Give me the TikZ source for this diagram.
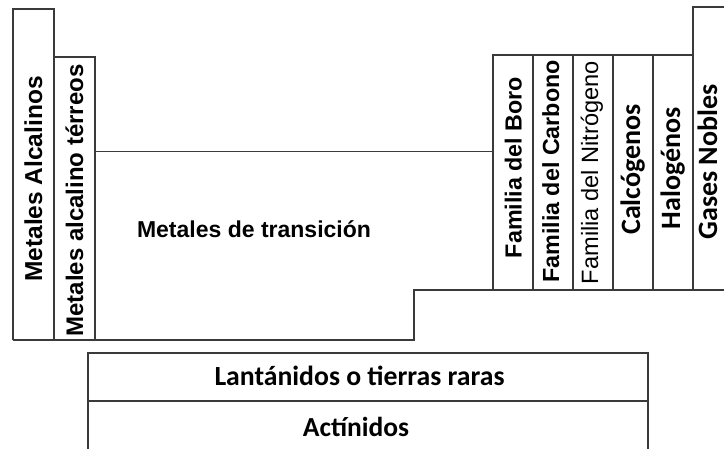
\documentclass[tikz,border=0pt]{standalone}
\usepackage{fontspec}
\newfontfamily\arialf{Liberation Sans}
\newfontfamily\calf{Carlito}
\definecolor{linec}{HTML}{3A3A3A}
\begin{document}
\begin{tikzpicture}[x=1pt,y=-1pt,
  ln/.style={line width=1.5pt, draw=linec, line join=miter},
  lbl/.style={inner sep=0pt, outer sep=0pt, text=black},
  vlbl/.style={lbl, rotate=90, anchor=base},
  hlbl/.style={lbl, anchor=base},
  arb/.style={font=\arialf\bfseries\fontsize{24}{28}\selectfont},
  arbs/.style={font=\arialf\bfseries\fontsize{23.3}{28}\selectfont},
  arr/.style={font=\arialf\fontsize{23.6}{28}\selectfont},
  clb/.style={font=\calf\bfseries\fontsize{28}{32}\selectfont}]
\useasboundingbox[fill=white] (0,0) rectangle (724,448);
% s-block
\draw[ln] (13,340) -- (13,9) -- (54,9) -- (54,340);
\draw[ln] (54,57) -- (95,57) -- (95,340);
\draw[ln] (13,340) -- (414,340) -- (414,290) -- (725,290);
% d-block top
\draw[ln] (95,151.5) -- (493,151.5);
% p-block
\draw[ln] (493,290) -- (493,55) -- (693,55);
\foreach \xx in {533,573,613,653} \draw[ln] (\xx,55) -- (\xx,290);
\draw[ln] (693,290) -- (693,7) -- (725,7);
% f-block
\draw[ln] (88,449) -- (88,353) -- (648,353) -- (648,449);
\draw[ln] (88,401) -- (648,401);
% labels
\node[vlbl, font=\arialf\bfseries\fontsize{24.5}{28}\selectfont] (alc) at (42,179) {Metales Alcalinos};
\node[vlbl, arb] (alt) at (83,200.5) {Metales alcalino térreos};
\node[hlbl, font=\arialf\bfseries\fontsize{23}{28}\selectfont] (tra) at (254,237) {Metales de transición};
\node[vlbl, arbs] (bor) at (521.5,167.5) {Familia del Boro};
\node[vlbl, arbs] (car) at (559,171.5) {Familia del Carbono};
\node[vlbl, arr] (nit) at (598,172.5) {Familia del Nitrógeno};
\node[vlbl, clb] (cal) at (640,169.5) {Calcógenos};
\node[vlbl, clb] (hal) at (680,168.5) {Halogénos};
\node[vlbl, clb] (gas) at (717,162) {Gases Nobles};
\node[hlbl, font=\calf\bfseries\fontsize{27.7}{32}\selectfont] (lan) at (359.5,385) {Lantánidos o tierras raras};
\node[hlbl, font=\calf\bfseries\fontsize{27.5}{32}\selectfont] (act) at (356,436) {Actínidos};
\end{tikzpicture}
\end{document}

+--

=== Task requirements ===
Repeat the data exactly, without the pictures.

=== Reply ===
Give me the TikZ source for this diagram.
\documentclass[tikz,border=0pt]{standalone}
\usepackage{fontspec}
\newfontfamily\arialf{Liberation Sans}
\newfontfamily\calf{Carlito}
\definecolor{linec}{HTML}{3A3A3A}
\begin{document}
\begin{tikzpicture}[x=1pt,y=-1pt,
  ln/.style={line width=1.5pt, draw=linec, line join=miter},
  lbl/.style={inner sep=0pt, outer sep=0pt, text=black},
  vlbl/.style={lbl, rotate=90, anchor=base},
  hlbl/.style={lbl, anchor=base},
  arb/.style={font=\arialf\bfseries\fontsize{24}{28}\selectfont},
  arbs/.style={font=\arialf\bfseries\fontsize{23.3}{28}\selectfont},
  arr/.style={font=\arialf\fontsize{23.6}{28}\selectfont},
  clb/.style={font=\calf\bfseries\fontsize{28}{32}\selectfont}]
\useasboundingbox[fill=white] (0,0) rectangle (724,448);
% s-block
\draw[ln] (13,340) -- (13,9) -- (54,9) -- (54,340);
\draw[ln] (54,57) -- (95,57) -- (95,340);
\draw[ln] (13,340) -- (414,340) -- (414,290) -- (725,290);
% d-block top
\draw[ln] (95,151.5) -- (493,151.5);
% p-block
\draw[ln] (493,290) -- (493,55) -- (693,55);
\foreach \xx in {533,573,613,653} \draw[ln] (\xx,55) -- (\xx,290);
\draw[ln] (693,290) -- (693,7) -- (725,7);
% f-block
\draw[ln] (88,449) -- (88,353) -- (648,353) -- (648,449);
\draw[ln] (88,401) -- (648,401);
% labels
\node[vlbl, font=\arialf\bfseries\fontsize{24.5}{28}\selectfont] (alc) at (42,179) {Metales Alcalinos};
\node[vlbl, arb] (alt) at (83,200.5) {Metales alcalino térreos};
\node[hlbl, font=\arialf\bfseries\fontsize{23}{28}\selectfont] (tra) at (254,237) {Metales de transición};
\node[vlbl, arbs] (bor) at (521.5,167.5) {Familia del Boro};
\node[vlbl, arbs] (car) at (559,171.5) {Familia del Carbono};
\node[vlbl, arr] (nit) at (598,172.5) {Familia del Nitrógeno};
\node[vlbl, clb] (cal) at (640,169.5) {Calcógenos};
\node[vlbl, clb] (hal) at (680,168.5) {Halogénos};
\node[vlbl, clb] (gas) at (717,162) {Gases Nobles};
\node[hlbl, font=\calf\bfseries\fontsize{27.7}{32}\selectfont] (lan) at (359.5,385) {Lantánidos o tierras raras};
\node[hlbl, font=\calf\bfseries\fontsize{27.5}{32}\selectfont] (act) at (356,436) {Actínidos};
\end{tikzpicture}
\end{document}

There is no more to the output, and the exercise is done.